Moore was born in 1936 in Brooklyn, New York, to clerk George Tyler Moore and his wife, Marjorie. The family moved to Los Angeles while the three children were still young. Moore later revealed that her childhood was chaotic because of her mother's uncontrolled drinking problems.

She escaped into dancing, and soon began getting TV and commercial roles, including the dancing elf Happy Hotpoint, on a series of Hotpoint appliances TV commercials which ran during The Adventures of Ozzie and Harriet television show, and Sam, the sexy answering service girl, on the TV show Richard Diamond, Private Detective. In that role, Moore's legs were shown, but never her face.

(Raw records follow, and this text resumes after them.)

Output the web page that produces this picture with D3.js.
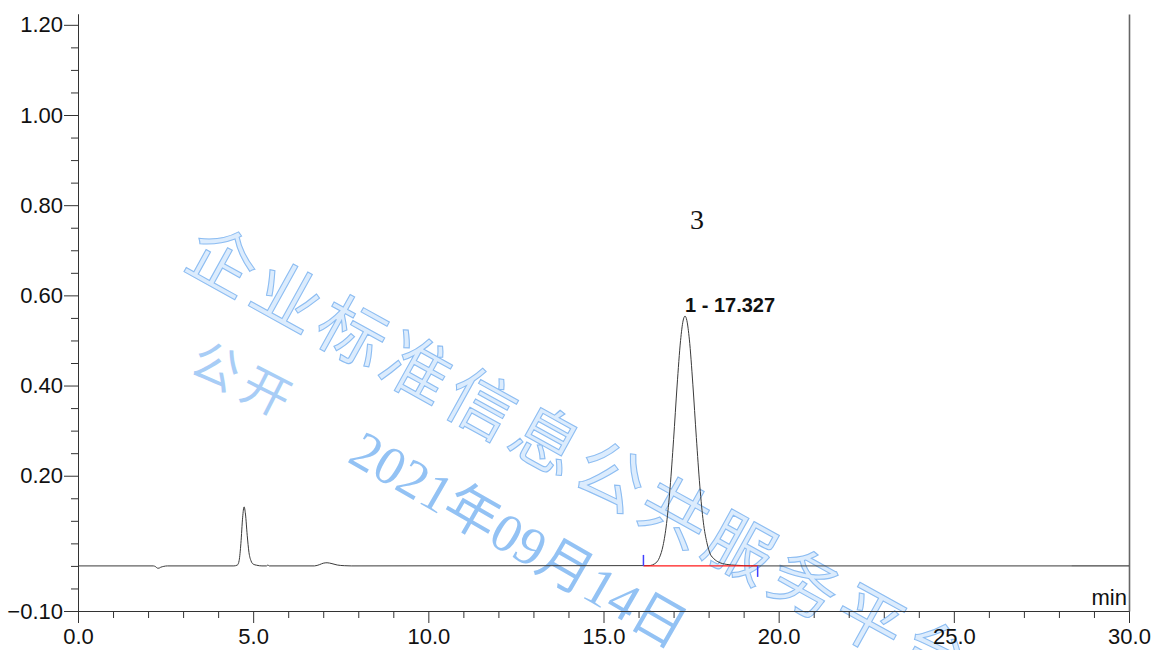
<!DOCTYPE html>
<html><head><meta charset="utf-8">
<script src="https://cdn.jsdelivr.net/npm/d3@7"></script>
<style>body{margin:0;background:#fff}svg{display:block}</style>
</head><body><svg id="c" width="1156" height="650"></svg>
<script>
// ---- data ----
const signalTime  = [0, 2.15, 2.22, 2.27, 2.31, 2.36, 2.45, 2.55,
  4.45, 4.55, 4.60, 4.65, 4.70, 4.74, 4.78, 4.83, 4.88, 4.94, 5.00, 5.10, 5.25, 5.38, 5.42, 5.46,
  6.75, 6.90, 7.00, 7.11, 7.25, 7.40, 7.60, 7.80,
  16.3, 16.5, 16.6, 16.7, 16.8, 16.9, 17.0, 17.1, 17.2, 17.27, 17.327, 17.38, 17.45, 17.55, 17.65,
  17.75, 17.85, 17.95, 18.05, 18.15, 18.3, 18.5, 18.8, 19.2, 19.5, 28.35];
const signalValue = [0, 0, -0.002, -0.005, -0.005, -0.003, -0.001, 0,
  0, 0.002, 0.012, 0.05, 0.108, 0.131, 0.115, 0.068, 0.030, 0.011, 0.004, 0.0015, 0, 0, 0.002, 0,
  0, 0.003, 0.006, 0.007, 0.005, 0.002, 0.0005, 0,
  0.0007, 0.007, 0.019, 0.045, 0.094, 0.173, 0.280, 0.399, 0.500, 0.543, 0.554, 0.544, 0.503, 0.403, 0.285,
  0.177, 0.097, 0.052, 0.026, 0.016, 0.008, 0.0035, 0.0013, 0.0004, 0, 0];
const zeroTailTime = [28.35, 30];
const peakName = "1 - 17.327";
const peakTime = 17.327;
const peakHeight = 0.554;
const integStart = 16.14;
const integEnd = 19.40;
const extraLabel = "3";
const extraLabelPos = [17.67, 0.747];
const yMajorTicks = [1.2, 1.0, 0.8, 0.6, 0.4, 0.2, -0.1];
const yMinorTicks = [1.15, 1.1, 1.05, 0.95, 0.9, 0.85, 0.75, 0.7, 0.65, 0.55, 0.5, 0.45, 0.35, 0.3, 0.25, 0.15, 0.1, 0.05, 0, -0.05];
const xMajorTicks = [0, 5, 10, 15, 20, 25, 30];
const xMinorTicks = [1,2,3,4,6,7,8,9,11,12,13,14,16,17,18,19,21,22,23,24,26,27,28,29];
const xUnit = "min";
const wmMain = "企业标准信息公共服务平台";
const wmSub = "公开";
const wmDate = "2021年09月14日";

// ---- layout ----
const svg = d3.select("#c");
const x = d3.scaleLinear().domain([0, 30]).range([78, 1129]);
const y = d3.scaleLinear().domain([-0.1, 1.224]).range([611, 14]);
const FONT = "'Liberation Sans', Arial, sans-serif";

// watermark (under the chart)
const wm = svg.append("g").attr("class", "watermark");
wm.append("text").text(wmMain)
  .attr("transform", "translate(181,266) rotate(29)")
  .attr("font-family", "'Noto Sans CJK SC', sans-serif").attr("font-size", 68)
  .attr("letter-spacing", 6)
  .attr("fill", "#dcecfd").attr("stroke", "#8dbdf2").attr("stroke-width", 1.1);
wm.append("text").text(wmSub)
  .attr("transform", "translate(187,371) rotate(27)")
  .attr("font-family", "'Noto Sans CJK SC', sans-serif").attr("font-size", 48)
  .attr("letter-spacing", 8)
  .attr("fill", "#a8cdf6");
wm.append("text").text(wmDate)
  .attr("transform", "translate(346,461) rotate(30)")
  .attr("font-family", "'Liberation Serif', 'Noto Sans CJK SC', serif").attr("font-size", 54)
  .attr("fill", "#93c2f4");

// axes
const yMajor = svg.append("g").attr("transform", `translate(${x(0)},0)`)
  .call(d3.axisLeft(y).tickValues(yMajorTicks).tickFormat(d3.format(".2f"))
    .tickSize(14).tickPadding(1).tickSizeOuter(0));
const yMinor = svg.append("g").attr("transform", `translate(${x(0)},0)`)
  .call(d3.axisLeft(y).tickValues(yMinorTicks).tickFormat("").tickSize(7).tickSizeOuter(0));
const xMajor = svg.append("g").attr("transform", `translate(0,${y(-0.1)})`)
  .call(d3.axisBottom(x).tickValues(xMajorTicks).tickFormat(d3.format(".1f"))
    .tickSize(12).tickPadding(5).tickSizeOuter(0));
const xMinor = svg.append("g").attr("transform", `translate(0,${y(-0.1)})`)
  .call(d3.axisBottom(x).tickValues(xMinorTicks).tickFormat("").tickSize(7).tickSizeOuter(0));
const yRight = svg.append("g").attr("transform", `translate(${x(30)},0)`)
  .call(d3.axisRight(y).tickValues([]).tickSizeOuter(0));
yRight.select(".domain").attr("stroke", "#666").attr("stroke-width", 1.6);

[yMajor, yMinor, xMajor, xMinor].forEach(g => {
  g.select(".domain").attr("stroke", "#333");
  g.selectAll(".tick line").attr("stroke", "#333");
  g.selectAll(".tick text").attr("font-family", FONT).attr("font-size", 22).attr("fill", "#111");
});

svg.append("text").text(xUnit)
  .attr("x", x(30) - 2).attr("y", y(-0.1) - 6)
  .attr("text-anchor", "end")
  .attr("font-family", FONT).attr("font-size", 22).attr("fill", "#111");

// signal
const pts = signalTime.map((t, i) => [t, signalValue[i]]);
const line = d3.line().x(d => x(d[0])).y(d => y(d[1])).curve(d3.curveMonotoneX);
svg.append("path").datum(pts).attr("d", line)
  .attr("fill", "none").attr("stroke", "#3a3a3a").attr("stroke-width", 1);
svg.append("path").datum(zeroTailTime.map(t => [t, 0])).attr("d", d3.line().x(d => x(d[0])).y(d => y(d[1])))
  .attr("fill", "none").attr("stroke", "#444").attr("stroke-width", 1.2);

// integration baseline and delimiters (drawn over the signal)
svg.append("path").datum([[integStart, 0], [integEnd, 0]])
  .attr("d", d3.line().x(d => x(d[0])).y(d => y(d[1])))
  .attr("stroke", "#ff1a1a").attr("stroke-width", 1.3).attr("fill", "none");
svg.append("line").attr("x1", x(integStart)).attr("x2", x(integStart))
  .attr("y1", y(0) - 11).attr("y2", y(0)).attr("stroke", "#4040ff").attr("stroke-width", 1.5);
svg.append("line").attr("x1", x(integEnd)).attr("x2", x(integEnd))
  .attr("y1", y(0)).attr("y2", y(0) + 11).attr("stroke", "#4040ff").attr("stroke-width", 1.5);

// labels
svg.append("text").text(peakName)
  .attr("x", x(peakTime)).attr("y", y(peakHeight) - 4)
  .attr("font-family", FONT).attr("font-size", 20).attr("font-weight", "bold").attr("fill", "#111");
svg.append("text").text(extraLabel)
  .attr("x", x(extraLabelPos[0])).attr("y", y(extraLabelPos[1]))
  .attr("text-anchor", "middle")
  .attr("font-family", "'Liberation Serif', 'Times New Roman', serif").attr("font-size", 28).attr("fill", "#111");
</script></body></html>
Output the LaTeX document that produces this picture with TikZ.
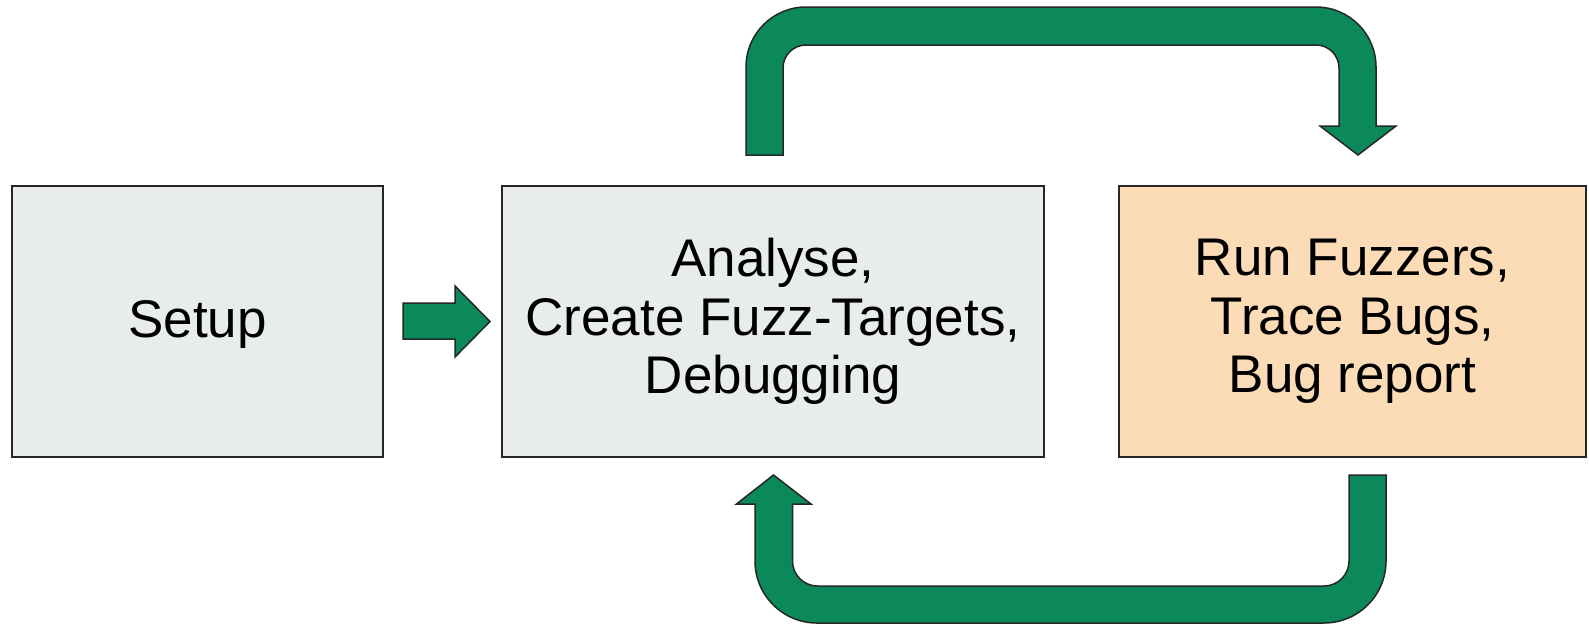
\documentclass[tikz,border=0pt]{standalone}
\usepackage{fontspec}
\setmainfont{Liberation Sans}
\definecolor{fuzzgreen}{RGB}{11,137,90}
\definecolor{boxgrey}{RGB}{232,236,237}
\definecolor{runorange}{RGB}{252,220,183}
\begin{document}
\begin{tikzpicture}[x=1pt,y=-1pt]
\tikzstyle{every node}+=[inner sep=0pt, font=\fontsize{53}{58.5}\selectfont]
\tikzstyle{box}=[draw=black!85, line width=1.5pt, minimum height=271pt, align=center]
\tikzstyle{fatarrow}=[draw=black!85, fill=fuzzgreen, line width=1.5pt, line join=miter]
\useasboundingbox (0,0) rectangle (1589,624);
% boxes
\node [box, fill=boxgrey, minimum width=371pt, text depth=5pt] (setup) at (197.5,321.5) {Setup};
\node [box, fill=boxgrey, minimum width=542pt] (analyse) at (773,321.5) {Analyse,\\Create Fuzz-Targets,\\Debugging};
\node [box, fill=runorange, minimum width=467pt] (fuzz) at (1352.5,321.5) {Run Fuzzers,\\Trace Bugs,\\Bug report};
% setup -> analyse
\draw [fatarrow] (403,303) -- (455,303) -- (455,286) -- (490,321.5) -- (455,357) -- (455,339) -- (403,339) -- cycle;
% analyse -> fuzz (over the top)
\draw [fatarrow] (746,155) [rounded corners=60pt] -- (746,7) -- (1376,7) [sharp corners] -- (1376,126)
  -- (1396,126) -- (1358,155) -- (1320,126) -- (1339,126) [rounded corners=23pt] -- (1339,45)
  -- (783,45) [sharp corners] -- (783,155) -- cycle;
% fuzz -> analyse (underneath)
\draw [fatarrow] (1349,475) -- (1386,475) [rounded corners=62pt] -- (1386,623) -- (755,623) [sharp corners]
  -- (755,504) -- (736.5,504) -- (773.5,475) -- (811,504) -- (792.5,504) [rounded corners=25pt]
  -- (792.5,586) -- (1349,586) [sharp corners] -- cycle;
\end{tikzpicture}
\end{document}
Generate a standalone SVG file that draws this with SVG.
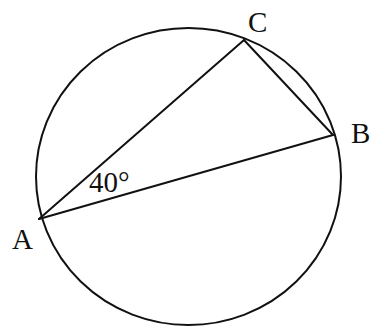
<svg xmlns="http://www.w3.org/2000/svg" width="370" height="327" viewBox="0 0 370 327">
<style>
.ln{fill:none;stroke:#111;stroke-width:2;stroke-linejoin:round;stroke-linecap:round}
.lb{font-family:"Liberation Serif","Times New Roman",serif;font-size:29px;fill:#111}
</style>
<rect width="370" height="327" fill="#fff"/>
<g id="circle"><ellipse class="ln" cx="188.5" cy="176.5" rx="152.5" ry="148.5"/></g>
<g id="edges">
<line class="ln" x1="39" y1="219" x2="244" y2="40"/>
<line class="ln" x1="244" y1="40" x2="333" y2="135"/>
<line class="ln" x1="39" y1="219" x2="333" y2="135"/>
</g>
<g id="A"><text class="lb" x="12" y="249">A</text></g>
<g id="B"><text class="lb" x="351" y="143">B</text></g>
<g id="C"><text class="lb" x="248" y="32">C</text></g>
<g id="angle"><text class="lb" x="89" y="192">40°</text></g>
</svg>
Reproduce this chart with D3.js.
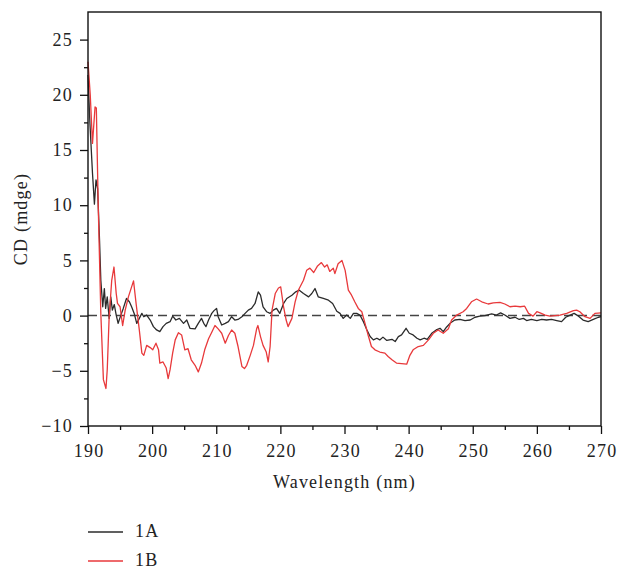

Moore was married three times. From 1955- 61 her husband was Richard Carleton Meeker, with whom she had her only child, Richard Carleton Meeker, Jr. Her son died in 1980 after accidentally shooting himself while handling a shotgun.

From 1962 - 1981, she was married to Grant Tinker, with whom she shared the very successful production company MTM Enterprises, which produced The Mary Tyler Moore Show as well as such acclaimed series as The Bob Newhart Show, Hill Street Blues and St. Elsewhere.

Moore attributed their divorce to alcohol.

From 1983 until her death, she was married to Dr. Robert Levine.